Given the electoral dominance of the Republicans for the last twenty years or so, it is understandable that he should be getting a little moist at the possibility that the Republican 'big tent' has collapsed, leaving them as a hollowed-out 'regional-rump' party dominating only in the South.
While he's obviously premature in his judgment, he may well prove to be right about this. However, he doesn't as yet consider what the implications of this might be. But one early inference that one might draw from these results is that they represent the return of the 'Dixie-crat' - not in the narrow regional sense but rather in that the Democrats now hold power in Congress on the back of conservatives who are Republicans except in name.
An interesting feature of this new intake is that it seems to reverse what seemed to be becoming the natural order in political parties on both sides of the Atlantic; with the leaders representing a more centrist position than much of the Congressmen, MPs and the rank and file in general. Kinnock, Smith and Blair were more centrist (or rightwing, if you prefer) than most of the Labour party. John Major to the left of European obsessed ideologues on the backbenches. The unsuccessful Bob Dole more moderate than the bulk of the Republicans, not least the crew that came to dominate Congress under Clinton. And so on. Not so this time, it seems:
"When Congress returns in January, both the House and Senate will see something of an ideological shift, with an influx of freshmen Democrats who, while unified in their opposition to the war, are well to the right of the party's current caucus on cultural issues."The Times piece goes on to profile the positions of these 'Blue-dog' Democrats on issues like gun-control ad abortion. A number of these are only Democrats out of their opposition to the Iraq war. Old cons instead of neocons, in other words.

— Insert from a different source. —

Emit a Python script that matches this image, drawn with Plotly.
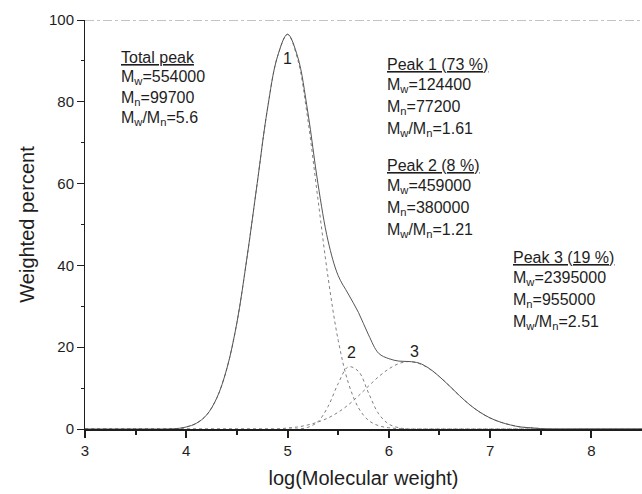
import plotly.graph_objects as go

# x grid (log molecular weight)
x_vals = [3.0, 3.5, 3.9, 4.0, 4.1, 4.2, 4.3, 4.4, 4.5, 4.6, 4.7, 4.8, 4.9, 5.0,
          5.1, 5.2, 5.3, 5.4, 5.5, 5.6, 5.7, 5.8, 5.9, 6.0, 6.1, 6.2, 6.3, 6.4,
          6.5, 6.6, 6.7, 6.8, 6.9, 7.0, 7.1, 7.2, 7.3, 7.4, 7.5, 7.6, 8.0, 8.5]

total_vals = [0, 0, 0.1, 0.5, 1.4, 3.4, 7.5, 14.7, 26, 42, 60, 78, 91, 96.5,
              91, 77.5, 60, 46, 37.5, 33, 28.5, 23, 18.5, 17.2, 16.6, 16.5, 16.1, 14.8,
              12.8, 10.5, 8.1, 5.9, 4.1, 2.7, 1.7, 1.0, 0.5, 0.3, 0.1, 0, 0, 0]

peak1_vals = [0, 0, 0.1, 0.5, 1.4, 3.4, 7.5, 14.7, 26, 42, 60, 78, 91, 96.5,
              90.4, 75.7, 56.2, 37.1, 21.7, 11.3, 5.2, 2.1, 0.8, 0.3, 0.1, 0, 0, 0,
              0, 0, 0, 0, 0, 0, 0, 0, 0, 0, 0, 0, 0, 0]

peak2_vals = [0, 0, 0, 0, 0, 0, 0, 0, 0, 0, 0, 0, 0, 0,
              0, 0.4, 1.8, 5.5, 11.1, 15.2, 14.1, 8.8, 3.7, 1.2, 0.3, 0, 0, 0,
              0, 0, 0, 0, 0, 0, 0, 0, 0, 0, 0, 0, 0, 0]

peak3_vals = [0, 0, 0, 0, 0, 0, 0, 0, 0, 0, 0, 0, 0, 0.25,
              0.5, 1.0, 1.7, 2.7, 4.1, 5.9, 8.1, 10.5, 12.8, 14.7, 16.0, 16.5, 16.0, 14.7,
              12.8, 10.5, 8.1, 5.9, 4.1, 2.7, 1.7, 1.0, 0.5, 0.3, 0.1, 0, 0, 0]

x_ticks = [3, 4, 5, 6, 7, 8]
y_ticks = [0, 20, 40, 60, 80, 100]

FONT = "Liberation Sans, Arial, sans-serif"
INK = "#1e1e1e"

fig = go.Figure()
dot_style = dict(color="#808080", width=1, dash="dot")
for vals in (peak1_vals, peak2_vals, peak3_vals):
    fig.add_trace(go.Scatter(x=x_vals, y=vals, mode="lines", line=dict(shape="spline", **dot_style),
                             showlegend=False, hoverinfo="skip"))
fig.add_trace(go.Scatter(x=x_vals, y=total_vals, mode="lines",
                         line=dict(color="#555555", width=1, shape="spline"),
                         showlegend=False, hoverinfo="skip"))

# top frame line (dash-dot, scanned look)
fig.add_shape(type="line", xref="x", yref="y", x0=3, x1=8.5, y0=100, y1=100,
              line=dict(color="#888888", width=1, dash="dashdot"))

def txt(x, y, s, size=16):
    fig.add_annotation(x=x, y=y, xref="x", yref="y", text=s, showarrow=False,
                       xanchor="left", yanchor="middle",
                       font=dict(family=FONT, size=size, color=INK))

blocks = [
    (3.34, [90.8, 86.0, 80.9, 76.0],
     ["<u>Total peak</u>", "M<sub>w</sub>=554000", "M<sub>n</sub>=99700", "M<sub>w</sub>/M<sub>n</sub>=5.6"]),
    (5.96, [89.2, 84.0, 78.6, 73.2],
     ["<u>Peak 1 (73 %)</u>", "M<sub>w</sub>=124400", "M<sub>n</sub>=77200", "M<sub>w</sub>/M<sub>n</sub>=1.61"]),
    (5.96, [64.5, 59.3, 53.9, 48.5],
     ["<u>Peak 2 (8 %)</u>", "M<sub>w</sub>=459000", "M<sub>n</sub>=380000", "M<sub>w</sub>/M<sub>n</sub>=1.21"]),
    (7.21, [41.9, 36.8, 31.3, 26.0],
     ["<u>Peak 3 (19 %)</u>", "M<sub>w</sub>=2395000", "M<sub>n</sub>=955000", "M<sub>w</sub>/M<sub>n</sub>=2.51"]),
]
for bx, ys, lines in blocks:
    for yy, s in zip(ys, lines):
        txt(bx, yy, s)

for lx, ly, s in [(5.0, 90.5, "1"), (5.63, 18.6, "2"), (6.25, 19.0, "3")]:
    fig.add_annotation(x=lx, y=ly, xref="x", yref="y", text=s, showarrow=False,
                       xanchor="center", yanchor="middle",
                       font=dict(family=FONT, size=16, color=INK))

fig.update_xaxes(range=[3, 8.5], tickvals=x_ticks, ticktext=[str(v) for v in x_ticks],
                 ticks="outside", ticklen=7, tickwidth=1.5, tickcolor=INK,
                 minor=dict(tickvals=[3.5, 4.5, 5.5, 6.5, 7.5], ticks="outside", ticklen=4, tickcolor=INK, tickwidth=1.5),
                 showline=True, linecolor=INK, linewidth=2, showgrid=False, zeroline=False,
                 tickfont=dict(family=FONT, size=15, color=INK),
                 title=dict(text="log(Molecular weight)", font=dict(family=FONT, size=20, color=INK), standoff=13))
fig.update_yaxes(range=[0, 100], tickvals=y_ticks, ticktext=[str(v) for v in y_ticks],
                 ticks="outside", ticklen=7, tickwidth=1, tickcolor=INK,
                 minor=dict(tickvals=[10, 30, 50, 70, 90], ticks="outside", ticklen=3, tickcolor=INK),
                 showline=True, linecolor=INK, linewidth=1, showgrid=False, zeroline=False,
                 tickfont=dict(family=FONT, size=15, color=INK),
                 title=dict(text="Weighted percent", font=dict(family=FONT, size=20, color=INK), standoff=8))

fig.update_layout(width=642, height=494, margin=dict(l=85, r=0, t=20, b=65),
                  paper_bgcolor="white", plot_bgcolor="white")

fig.write_html("out.html")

Potentially positive if it meant the Democrats out of necessity dispensed with the partisanship that so disfigures American party politics but hazardous too should the leadership press ahead with a sectarian agenda. And a more melancholy obervation is that consensus would require a cementing of the cultural shift to the right and that the very need for such a consensus might suggest that the 'culture wars' will remain a feature of the American political landscape for the forseeable future.